What Is an Effects Test?
The effects test is a method used to assess the discriminatory impact of credit policies. The statutory basis is the Equal Credit Opportunity Act (ECOA), which prohibits credit denials on the basis of race, color, religion, national origin, sex marital status or age.
Understanding the Effects Test
The effects test is based on a legal theory called “disparate impact,” which proposes that discrimination can occur without a company or individual overtly exhibiting bias against a protected class. Rather, discrimination can be attributed to a wide range of socioeconomic and cultural factors that have the effect of creating hurdles for some borrowers. Disparate impact was first outlined in the Fair Housing Act, which is Title VII of the Civil Rights Act of 1968.
During the Civil Rights era, the disparate impact was noted in the widespread practice of redlining, in which banks denied mortgages within certain neighborhoods around which they had drawn “red lines” on a map. While the banks could claim their decisions were based on business concerns about the viability of loans in those neighborhoods, in practice, the policies were largely implemented in African-American neighborhoods and thus were discriminatory.
Controversy Around the Effects Test
To counteract these less overt forms of discrimination, effects tests assume that demographic and statistical information can be used to demonstrate discriminatory practices. Effects tests are controversial, however, because demographic information is not entirely empirical and can itself be manipulated to produce desired outcomes. Moreover, some credit and hiring practices found to be statistically discriminatory could be justified in some circumstances. For example, the Supreme Court has ruled that companies have the right to screen potential employees for criminal records even though a larger percentage of African-American men have criminal records.
The Supreme Court has also narrowed disparate impact claims, giving banks the right to base the effect test on borrowers who are similarly situated.
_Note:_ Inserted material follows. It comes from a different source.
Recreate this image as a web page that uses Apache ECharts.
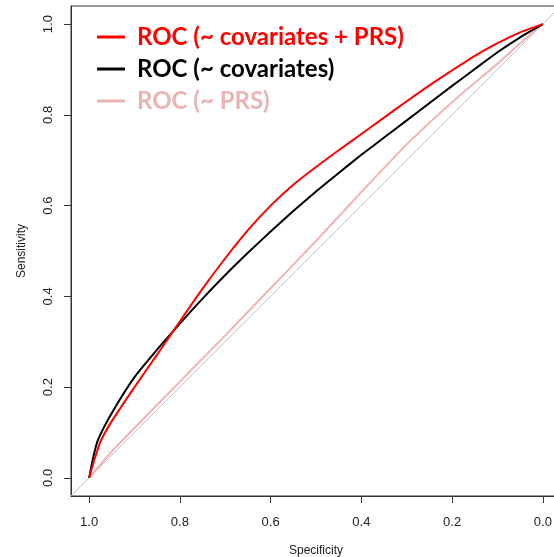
<!DOCTYPE html>
<html>
<head>
<meta charset="utf-8">
<script src="https://cdn.jsdelivr.net/npm/echarts@6/dist/echarts.min.js"></script>
<style>
  html, body { margin: 0; padding: 0; background: #fff; }
  #rocChart { width: 554px; height: 557px; }
</style>
</head>
<body>
<div id="rocChart"></div>
<script>
// ROC curves (specificity runs from 1 to 0)
let covPrsSpec = [1.0, 0.99, 0.975, 0.95, 0.9, 0.85, 0.8, 0.75, 0.7, 0.65, 0.6, 0.55, 0.5, 0.45, 0.4, 0.35, 0.3, 0.25, 0.2, 0.15, 0.1, 0.05, 0.0];
let covPrsSens = [0.0, 0.035, 0.08, 0.125, 0.2, 0.272, 0.345, 0.417, 0.484, 0.546, 0.6, 0.646, 0.685, 0.722, 0.758, 0.794, 0.83, 0.865, 0.898, 0.93, 0.958, 0.982, 1.0];

let covSpec = [1.0, 0.99, 0.98, 0.95, 0.9, 0.85, 0.8, 0.75, 0.7, 0.65, 0.6, 0.55, 0.5, 0.45, 0.4, 0.35, 0.3, 0.25, 0.2, 0.15, 0.1, 0.05, 0.0];
let covSens = [0.0, 0.05, 0.085, 0.143, 0.222, 0.283, 0.34, 0.395, 0.447, 0.496, 0.543, 0.588, 0.631, 0.672, 0.712, 0.75, 0.788, 0.826, 0.864, 0.901, 0.938, 0.971, 1.0];

let prsSpec = [1.0, 0.95, 0.9, 0.8, 0.7, 0.6, 0.5, 0.4, 0.3, 0.2, 0.1, 0.05, 0.0];
let prsSens = [0.0, 0.058, 0.11, 0.212, 0.314, 0.418, 0.522, 0.63, 0.735, 0.828, 0.913, 0.958, 1.0];

// chance line y = 1 - x, spans the whole plot box
let chanceSpec = [1.04, -0.04];
let chanceSens = [-0.04, 1.04];

let tickValues = [0, 0.2, 0.4, 0.6, 0.8, 1.0];
let legendNames = ['ROC (~ covariates + PRS)', 'ROC (~ covariates)', 'ROC (~ PRS)'];

function zipXY(xs, ys) {
    let out = [];
    for (let i = 0; i < xs.length; i++) {
        out.push([xs[i], ys[i]]);
    }
    return out;
}

let myChart = echarts.init(document.getElementById('rocChart'));

let axisFont = {
    fontFamily: '"Liberation Sans", Arial, sans-serif',
    fontSize: 13,
    color: '#222'
};

let option = {
    animation: false,
    backgroundColor: '#fff',
    grid: {
        left: 71,
        top: 6,
        width: 490,
        height: 490,
        outerBoundsMode: 'none',
        show: true,
        borderColor: '#333',
        borderWidth: 1,
        backgroundColor: 'transparent'
    },
    legend: {
        orient: 'vertical',
        left: 92,
        top: 20,
        itemWidth: 28,
        itemHeight: 3,
        itemGap: 8,
        icon: 'rect',
        selectedMode: false,
        textStyle: {
            fontFamily: 'Lato, "Open Sans", sans-serif',
            fontWeight: 'bold',
            fontSize: 24,
            lineHeight: 24,
            padding: [0, 0, 0, 7]
        },
        data: [
            {name: legendNames[0], itemStyle: {color: '#ff0000'}, textStyle: {color: '#ff0000'}},
            {name: legendNames[1], itemStyle: {color: '#000000'}, textStyle: {color: '#000000'}},
            {name: legendNames[2], itemStyle: {color: '#e8b4b4'}, textStyle: {color: '#e8b4b4'}}
        ]
    },
    xAxis: {
        type: 'value',
        inverse: true,
        min: -0.04,
        max: 1.04,
        name: 'Specificity',
        nameLocation: 'middle',
        nameGap: 49,
        nameTextStyle: {
            fontFamily: '"Liberation Sans", Arial, sans-serif',
            fontSize: 12,
            color: '#222'
        },
        axisLine: {show: true, onZero: false, lineStyle: {color: '#333', width: 1}},
        axisTick: {show: true, length: 7, customValues: tickValues, lineStyle: {color: '#333'}},
        axisLabel: Object.assign({
            customValues: tickValues,
            margin: 20,
            formatter: function (v) { return v.toFixed(1); }
        }, axisFont),
        splitLine: {show: false}
    },
    yAxis: {
        type: 'value',
        min: -0.04,
        max: 1.04,
        name: 'Sensitivity',
        nameLocation: 'middle',
        nameGap: 43,
        nameRotate: 90,
        nameTextStyle: {
            fontFamily: '"Liberation Sans", Arial, sans-serif',
            fontSize: 12,
            color: '#222'
        },
        axisLine: {show: true, onZero: false, lineStyle: {color: '#333', width: 1}},
        axisTick: {show: true, length: 7, customValues: tickValues, lineStyle: {color: '#333'}},
        axisLabel: Object.assign({
            customValues: tickValues,
            rotate: 90,
            margin: 16,
            formatter: function (v) { return v.toFixed(1); }
        }, axisFont),
        splitLine: {show: false}
    },
    series: [
        {
            name: 'chance',
            type: 'line',
            data: zipXY(chanceSpec, chanceSens),
            showSymbol: false,
            silent: true,
            lineStyle: {color: '#c4c4c4', width: 1}
        },
        {
            name: legendNames[2],
            type: 'line',
            data: zipXY(prsSpec, prsSens),
            showSymbol: false,
            smooth: 0.2,
            color: '#e8b4b4',
            lineStyle: {color: '#f2b4b4', width: 2}
        },
        {
            name: legendNames[1],
            type: 'line',
            data: zipXY(covSpec, covSens),
            showSymbol: false,
            smooth: 0.2,
            color: '#000',
            lineStyle: {color: '#000', width: 2}
        },
        {
            name: legendNames[0],
            type: 'line',
            data: zipXY(covPrsSpec, covPrsSens),
            showSymbol: false,
            smooth: 0.2,
            color: '#ff0000',
            lineStyle: {color: '#ff0000', width: 2}
        }
    ]
};

myChart.setOption(option);
</script>
</body>
</html>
That is, they must be in similar markets, have applied for similar credit products and be of similar credit worthiness. Banks can also defend themselves by citing a legitimate business justification. Finally, any remedy to the discrimination must be equally effective as the statistically discriminatory method with a legitimate business justification. And to be found in violation of discrimination laws, the bank must have known about the other business method previously, yet still chosen not to use it.